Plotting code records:

━━━━

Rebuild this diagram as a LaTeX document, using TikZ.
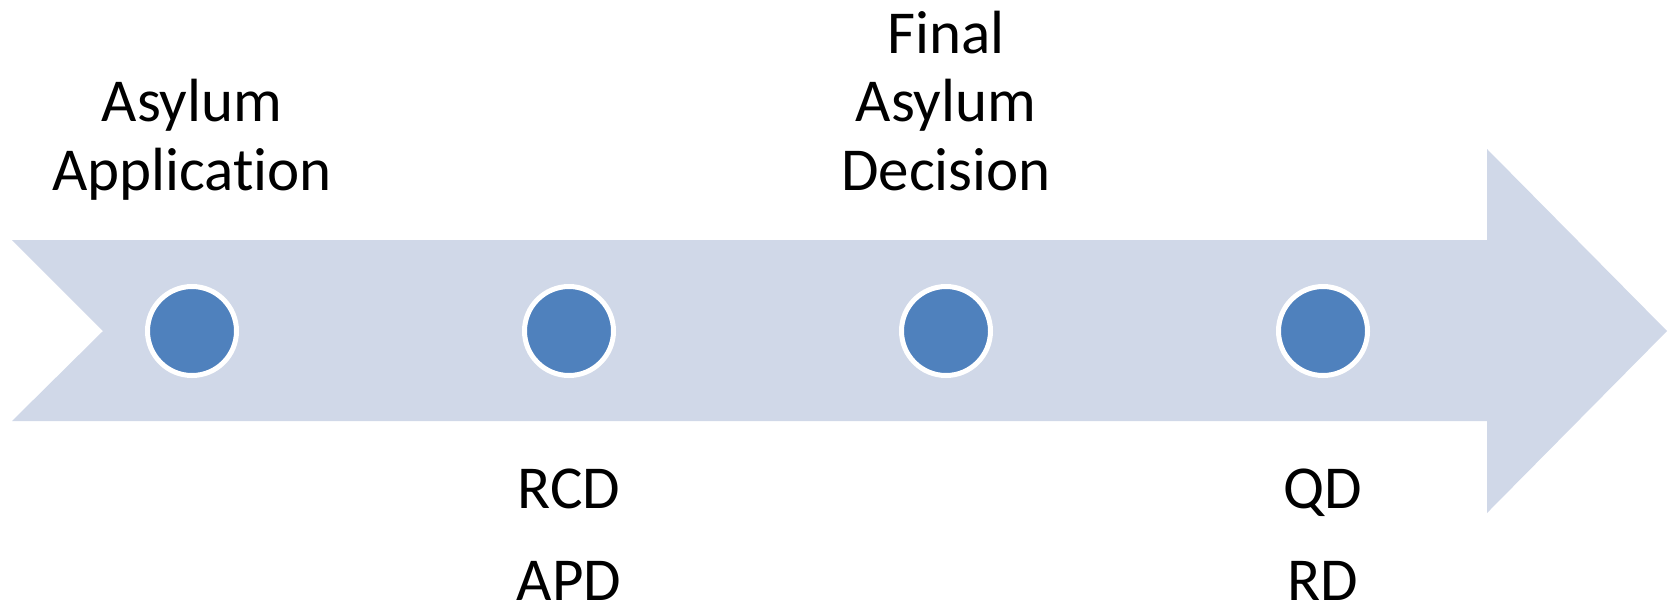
\documentclass[tikz,border=0pt]{standalone}
\usepackage{fontspec}
\setmainfont{Carlito}[Ligatures=NoCommon]
\definecolor{bandblue}{HTML}{D0D8E8}
\definecolor{dotblue}{HTML}{4F81BD}
\begin{document}
\begin{tikzpicture}[x=0.5pt,y=-0.5pt,
  dot/.style={circle,fill=dotblue,draw=white,line width=2.5pt,inner sep=0pt,minimum size=44.5pt},
  lbl/.style={inner sep=0pt,align=center,anchor=base,font=\fontsize{30.5}{34.25}\selectfont}]
  \useasboundingbox (0,0) rectangle (1669,607);

  \fill[bandblue] (12,240) -- (1487,240) -- (1487,149) -- (1667,331)
    -- (1487,513) -- (1487,421) -- (12,421) -- (103,331) -- cycle;

  \node[dot] (a) at (192,331) {};
  \node[dot] (b) at (569,331) {};
  \node[dot] (c) at (946,331) {};
  \node[dot] (d) at (1323,331) {};

  \node[lbl] (app) at (192,190) {Asylum\\Application};
  \node[lbl] (fin) at (946,190) {Final\\Asylum\\Decision};
  \node[lbl] (rcd) at (569,508) {RCD};
  \node[lbl] (apd) at (569,600) {APD};
  \node[lbl] (qd) at (1323,508) {QD};
  \node[lbl] (rd) at (1323,600) {RD};

\end{tikzpicture}
\end{document}
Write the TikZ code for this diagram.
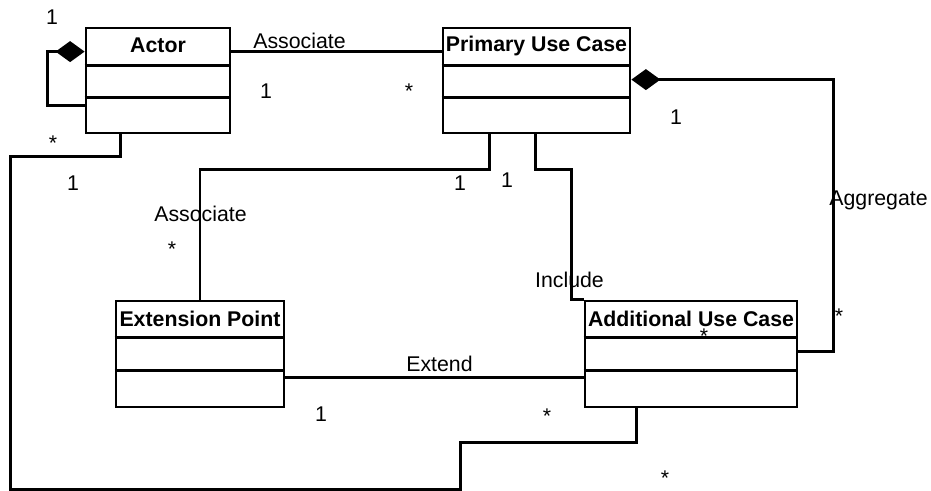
\documentclass[tikz,border=0pt]{standalone}
\usepackage{fontspec}
\setmainfont{Liberation Sans}
\usetikzlibrary{arrows.meta,calc}
\begin{document}
\begin{tikzpicture}[x=1pt,y=-1pt,
  cls/.style={draw,line width=2.8pt,rectangle,inner sep=0pt},
  divider/.style={line width=2.8pt},
  conn/.style={line width=2.8pt,line join=miter},
  comp/.style={{Diamond[length=29pt,width=21pt,line width=0pt 0]}-},
  title/.style={font=\bfseries\fontsize{21.3}{25}\selectfont,inner sep=0pt},
  lbl/.style={font=\fontsize{21.3}{25}\selectfont,inner sep=0pt,anchor=base}]
\useasboundingbox (0,0) rectangle (931,490);

% classes
\node[cls,minimum width=144pt,minimum height=105pt] (actor) at (158,80.5) {};
\node[cls,minimum width=187pt,minimum height=105pt] (primary) at (536.5,80.5) {};
\node[cls,minimum width=168pt,minimum height=106pt] (extension) at (200,354) {};
\node[cls,minimum width=212pt,minimum height=106pt] (additional) at (691,354) {};

\foreach \c in {actor,primary}{
  \draw[divider] ($(\c.north west)+(0,38.5)$) -- ($(\c.north east)+(0,38.5)$);
  \draw[divider] ($(\c.north west)+(0,71)$) -- ($(\c.north east)+(0,71)$);
}
\foreach \c in {extension,additional}{
  \draw[divider] ($(\c.north west)+(0,38)$) -- ($(\c.north east)+(0,38)$);
  \draw[divider] ($(\c.north west)+(0,71)$) -- ($(\c.north east)+(0,71)$);
}

\node[title] (actorT) at ($(actor.north)+(0,19)$) {Actor};
\node[title] (primaryT) at ($(primary.north)+(0,19)$) {Primary Use Case};
\node[title] (extensionT) at ($(extension.north)+(0,19)$) {Extension Point};
\node[title] (additionalT) at ($(additional.north)+(0,19)$) {Additional Use Case};

% connectors
\draw[conn] ($(actor.north east)+(0,25)$) -- ($(primary.north west)+(0,25)$);
\draw[conn,comp] ($(actor.north west)+(0,25)$) -- ++(-37,0) |- ($(actor.north west)+(0,79)$);
\draw[conn,comp] ($(primary.north east)+(0,53)$) -- ++(202,0) |- ($(additional.north east)+(0,52)$);
\draw[conn] ($(primary.south west)+(94,0)$) -- ++(0,35) -| ($(additional.north west)+(-12,0)$) -- (additional.north west);
\draw[conn] ($(primary.south west)+(48,0)$) -- ++(0,35) -| (extension.north);
\draw[conn] ($(extension.north east)+(0,78)$) -- ($(additional.north west)+(0,78)$);
\draw[conn] ($(actor.south west)+(36,0)$) -- ++(0,22) -- ++(-110,0) -- ++(0,333) -- ++(450,0) -- ++(0,-47) -| ($(additional.south west)+(53,0)$);

% labels
\node[lbl] (l1) at (52,24) {1};
\node[lbl] (l2) at (53,150) {*};
\node[lbl] (l3) at (73,190) {1};
\node[lbl] (l4) at (299.5,48) {Associate};
\node[lbl] (l5) at (266,98) {1};
\node[lbl] (l6) at (409,98) {*};
\node[lbl] (l7) at (676,124) {1};
\node[lbl] (l8) at (878.5,205) {Aggregate};
\node[lbl] (l9) at (839,323) {*};
\node[lbl] (l10) at (704,343) {*};
\node[lbl] (l11) at (460,190) {1};
\node[lbl] (l12) at (507,187) {1};
\node[lbl] (l13) at (200.5,221) {Associate};
\node[lbl] (l14) at (172,256) {*};
\node[lbl] (l15) at (569.5,287) {Include};
\node[lbl] (l16) at (439.5,371) {Extend};
\node[lbl] (l17) at (321,421) {1};
\node[lbl] (l18) at (547,423) {*};
\node[lbl] (l19) at (665,485) {*};
\end{tikzpicture}
\end{document}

━━━━

Task prompt: Repeat the listing in full and exactly. Do not include any images.

Output of the exercise:
Rebuild this diagram as a LaTeX document, using TikZ.
\documentclass[tikz,border=0pt]{standalone}
\usepackage{fontspec}
\setmainfont{Carlito}[Ligatures=NoCommon]
\definecolor{bandblue}{HTML}{D0D8E8}
\definecolor{dotblue}{HTML}{4F81BD}
\begin{document}
\begin{tikzpicture}[x=0.5pt,y=-0.5pt,
  dot/.style={circle,fill=dotblue,draw=white,line width=2.5pt,inner sep=0pt,minimum size=44.5pt},
  lbl/.style={inner sep=0pt,align=center,anchor=base,font=\fontsize{30.5}{34.25}\selectfont}]
  \useasboundingbox (0,0) rectangle (1669,607);

  \fill[bandblue] (12,240) -- (1487,240) -- (1487,149) -- (1667,331)
    -- (1487,513) -- (1487,421) -- (12,421) -- (103,331) -- cycle;

  \node[dot] (a) at (192,331) {};
  \node[dot] (b) at (569,331) {};
  \node[dot] (c) at (946,331) {};
  \node[dot] (d) at (1323,331) {};

  \node[lbl] (app) at (192,190) {Asylum\\Application};
  \node[lbl] (fin) at (946,190) {Final\\Asylum\\Decision};
  \node[lbl] (rcd) at (569,508) {RCD};
  \node[lbl] (apd) at (569,600) {APD};
  \node[lbl] (qd) at (1323,508) {QD};
  \node[lbl] (rd) at (1323,600) {RD};

\end{tikzpicture}
\end{document}
Write the TikZ code for this diagram.
\documentclass[tikz,border=0pt]{standalone}
\usepackage{fontspec}
\setmainfont{Liberation Sans}
\usetikzlibrary{arrows.meta,calc}
\begin{document}
\begin{tikzpicture}[x=1pt,y=-1pt,
  cls/.style={draw,line width=2.8pt,rectangle,inner sep=0pt},
  divider/.style={line width=2.8pt},
  conn/.style={line width=2.8pt,line join=miter},
  comp/.style={{Diamond[length=29pt,width=21pt,line width=0pt 0]}-},
  title/.style={font=\bfseries\fontsize{21.3}{25}\selectfont,inner sep=0pt},
  lbl/.style={font=\fontsize{21.3}{25}\selectfont,inner sep=0pt,anchor=base}]
\useasboundingbox (0,0) rectangle (931,490);

% classes
\node[cls,minimum width=144pt,minimum height=105pt] (actor) at (158,80.5) {};
\node[cls,minimum width=187pt,minimum height=105pt] (primary) at (536.5,80.5) {};
\node[cls,minimum width=168pt,minimum height=106pt] (extension) at (200,354) {};
\node[cls,minimum width=212pt,minimum height=106pt] (additional) at (691,354) {};

\foreach \c in {actor,primary}{
  \draw[divider] ($(\c.north west)+(0,38.5)$) -- ($(\c.north east)+(0,38.5)$);
  \draw[divider] ($(\c.north west)+(0,71)$) -- ($(\c.north east)+(0,71)$);
}
\foreach \c in {extension,additional}{
  \draw[divider] ($(\c.north west)+(0,38)$) -- ($(\c.north east)+(0,38)$);
  \draw[divider] ($(\c.north west)+(0,71)$) -- ($(\c.north east)+(0,71)$);
}

\node[title] (actorT) at ($(actor.north)+(0,19)$) {Actor};
\node[title] (primaryT) at ($(primary.north)+(0,19)$) {Primary Use Case};
\node[title] (extensionT) at ($(extension.north)+(0,19)$) {Extension Point};
\node[title] (additionalT) at ($(additional.north)+(0,19)$) {Additional Use Case};

% connectors
\draw[conn] ($(actor.north east)+(0,25)$) -- ($(primary.north west)+(0,25)$);
\draw[conn,comp] ($(actor.north west)+(0,25)$) -- ++(-37,0) |- ($(actor.north west)+(0,79)$);
\draw[conn,comp] ($(primary.north east)+(0,53)$) -- ++(202,0) |- ($(additional.north east)+(0,52)$);
\draw[conn] ($(primary.south west)+(94,0)$) -- ++(0,35) -| ($(additional.north west)+(-12,0)$) -- (additional.north west);
\draw[conn] ($(primary.south west)+(48,0)$) -- ++(0,35) -| (extension.north);
\draw[conn] ($(extension.north east)+(0,78)$) -- ($(additional.north west)+(0,78)$);
\draw[conn] ($(actor.south west)+(36,0)$) -- ++(0,22) -- ++(-110,0) -- ++(0,333) -- ++(450,0) -- ++(0,-47) -| ($(additional.south west)+(53,0)$);

% labels
\node[lbl] (l1) at (52,24) {1};
\node[lbl] (l2) at (53,150) {*};
\node[lbl] (l3) at (73,190) {1};
\node[lbl] (l4) at (299.5,48) {Associate};
\node[lbl] (l5) at (266,98) {1};
\node[lbl] (l6) at (409,98) {*};
\node[lbl] (l7) at (676,124) {1};
\node[lbl] (l8) at (878.5,205) {Aggregate};
\node[lbl] (l9) at (839,323) {*};
\node[lbl] (l10) at (704,343) {*};
\node[lbl] (l11) at (460,190) {1};
\node[lbl] (l12) at (507,187) {1};
\node[lbl] (l13) at (200.5,221) {Associate};
\node[lbl] (l14) at (172,256) {*};
\node[lbl] (l15) at (569.5,287) {Include};
\node[lbl] (l16) at (439.5,371) {Extend};
\node[lbl] (l17) at (321,421) {1};
\node[lbl] (l18) at (547,423) {*};
\node[lbl] (l19) at (665,485) {*};
\end{tikzpicture}
\end{document}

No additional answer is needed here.